Since March, U.S. military officials acknowledge, their presence here has been light – similar to a highway patrol operation, said battalion commander Lt. Col. Lionel Urquhart. That allowed insurgents to creep back in.
“It’s frustrating that we can’t keep more of a presence here,” said Marine Maj. Steve Lawson, a company commander in the 25th Marine Regiment’s 3rd Battalion. “You wish you could spend more time in these areas.”
Urquhart said Iraqi troops will soon take over for the Marines.
“It’s going to be very apparent to the enemy that there will be an Iraqi Army presence here in the near future,” he said.
Until then, Marines of Lima Company of 3rd Battalion are hustling in search of insurgents. After raids and patrols, they pile into stuffy rooms in a commandeered Iraqi home that they’ve tried to transform into comfortable living quarters.
House rules are already in effect, with each soldier staking out his turf. Everyone knows not to drink out of claimed water bottles. Spots on the floor are marked with space for machine guns. Off-duty Marines’ trivia games lie undisturbed by the explosions punctuating the night.

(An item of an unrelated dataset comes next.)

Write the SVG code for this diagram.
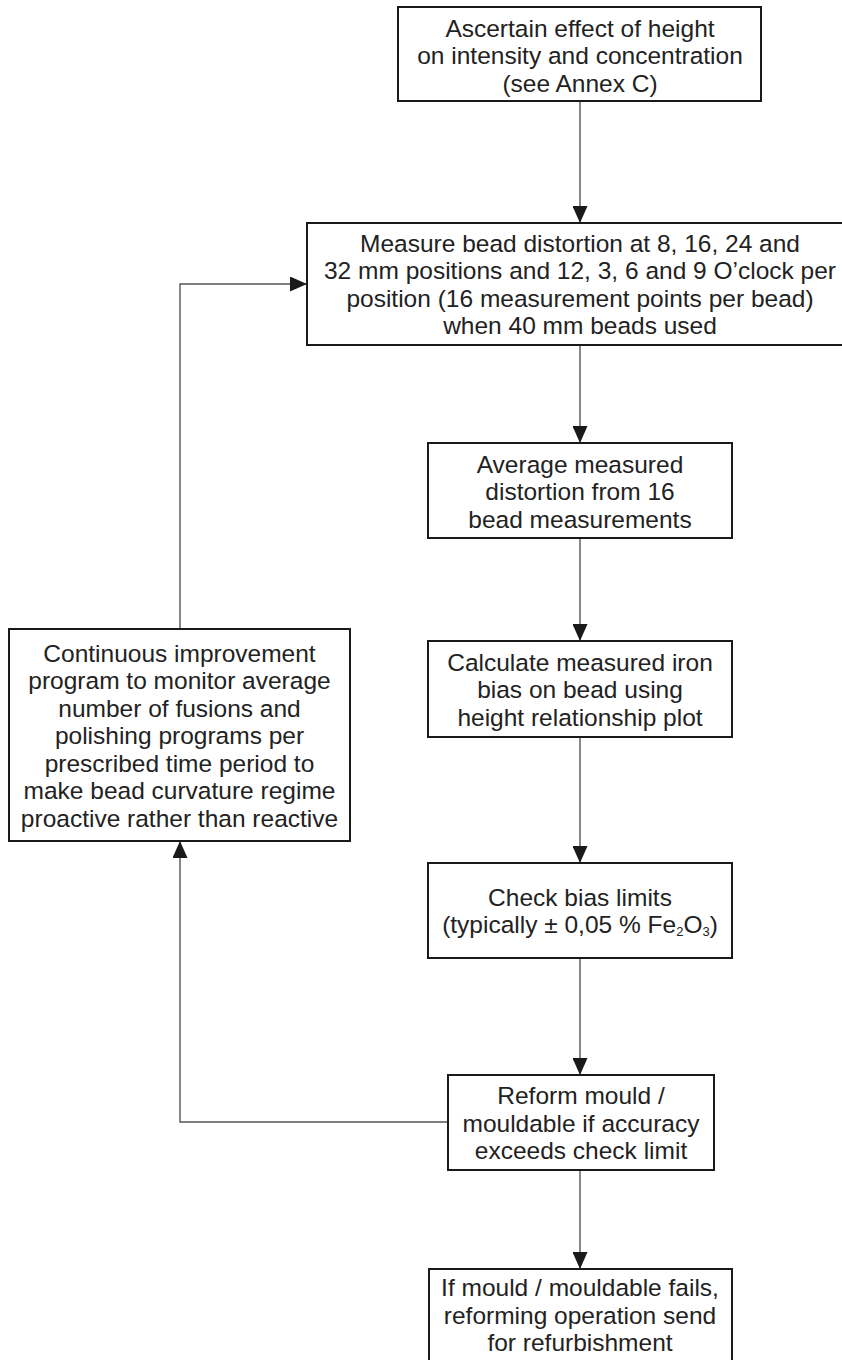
<svg xmlns="http://www.w3.org/2000/svg" width="842" height="1360" viewBox="0 0 842 1360">
<defs>
<marker id="arr" viewBox="0 0 17 15" markerWidth="17" markerHeight="15" refX="17" refY="7.5" orient="auto" markerUnits="userSpaceOnUse">
<path d="M0,0 L17,7.5 L0,15 Z" fill="#1a1a1a"/>
</marker>
<style>
.box{fill:#fff;stroke:#1a1a1a;stroke-width:2}
.t{font-family:"Liberation Sans",Arial,sans-serif;font-size:24.5px;fill:#222;text-anchor:middle}
.c{fill:none;stroke:#555;stroke-width:1.4}
.sub{font-size:13px}
</style>
</defs>
<rect width="842" height="1360" fill="#fff"/>
<g id="connectors">
<path class="c" d="M580,101 V223" marker-end="url(#arr)"/>
<path class="c" d="M580,345 V443" marker-end="url(#arr)"/>
<path class="c" d="M580,538 V641" marker-end="url(#arr)"/>
<path class="c" d="M580,737 V863" marker-end="url(#arr)"/>
<path class="c" d="M580,958 V1075" marker-end="url(#arr)"/>
<path class="c" d="M580,1170 V1269" marker-end="url(#arr)"/>
<path class="c" d="M448,1122 H180 V841" marker-end="url(#arr)"/>
<path class="c" d="M180,629 V284 H307" marker-end="url(#arr)"/>
</g>
<g id="n1">
<rect class="box" x="398" y="7" width="363" height="94"/>
<text class="t" x="580" y="36.5">Ascertain effect of height</text>
<text class="t" x="580" y="64">on intensity and concentration</text>
<text class="t" x="580" y="91.5">(see Annex C)</text>
</g>
<g id="n2">
<rect class="box" x="307" y="223" width="546" height="122"/>
<text class="t" x="580" y="251.5">Measure bead distortion at 8, 16, 24 and</text>
<text class="t" x="580" y="279">32 mm positions and 12, 3, 6 and 9 O’clock per</text>
<text class="t" x="580" y="306.5">position (16 measurement points per bead)</text>
<text class="t" x="580" y="334">when 40 mm beads used</text>
</g>
<g id="n3">
<rect class="box" x="428" y="443" width="304" height="95"/>
<text class="t" x="580" y="472.5">Average measured</text>
<text class="t" x="580" y="500">distortion from 16</text>
<text class="t" x="580" y="527.5">bead measurements</text>
</g>
<g id="n4">
<rect class="box" x="428" y="641" width="304" height="96"/>
<text class="t" x="580" y="670.5">Calculate measured iron</text>
<text class="t" x="580" y="698">bias on bead using</text>
<text class="t" x="580" y="725.5">height relationship plot</text>
</g>
<g id="n5">
<rect class="box" x="428" y="863" width="304" height="95"/>
<text class="t" x="580" y="905.5">Check bias limits</text>
<text class="t" x="580" y="933">(typically ± 0,05 % Fe<tspan class="sub" dy="3">2</tspan><tspan dy="-3">O</tspan><tspan class="sub" dy="3">3</tspan><tspan dy="-3">)</tspan></text>
</g>
<g id="n6">
<rect class="box" x="448" y="1075" width="266" height="95"/>
<text class="t" x="581" y="1104">Reform mould /</text>
<text class="t" x="581" y="1131.5">mouldable if accuracy</text>
<text class="t" x="581" y="1159">exceeds check limit</text>
</g>
<g id="n7">
<rect class="box" x="429" y="1269" width="303" height="95"/>
<text class="t" x="580" y="1296">If mould / mouldable fails,</text>
<text class="t" x="580" y="1323.5">reforming operation send</text>
<text class="t" x="580" y="1351">for refurbishment</text>
</g>
<g id="n8">
<rect class="box" x="9" y="629" width="341" height="212"/>
<text class="t" x="179.5" y="661.5">Continuous improvement</text>
<text class="t" x="179.5" y="689">program to monitor average</text>
<text class="t" x="179.5" y="716.5">number of fusions and</text>
<text class="t" x="179.5" y="744">polishing programs per</text>
<text class="t" x="179.5" y="771.5">prescribed time period to</text>
<text class="t" x="179.5" y="799">make bead curvature regime</text>
<text class="t" x="179.5" y="826.5">proactive rather than reactive</text>
</g>
</svg>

Insurgents have warned city residents against cooperating with the Americans. Earlier this month insurgents paid a bold visit to the local radio station and threatened the manager against broadcasting U.S. military messages.
City leaders also keep a distance. They deny insurgents are in the city and, as of Thursday, had not asked for a meeting with the military since operations began, Urquhart said.
“What I need most now is someone who can say this is a good guy and this is a bad guy,” said Marine Col. Stephen W. Davis, who commands all the troops in Regimental Combat Team 2 in the city.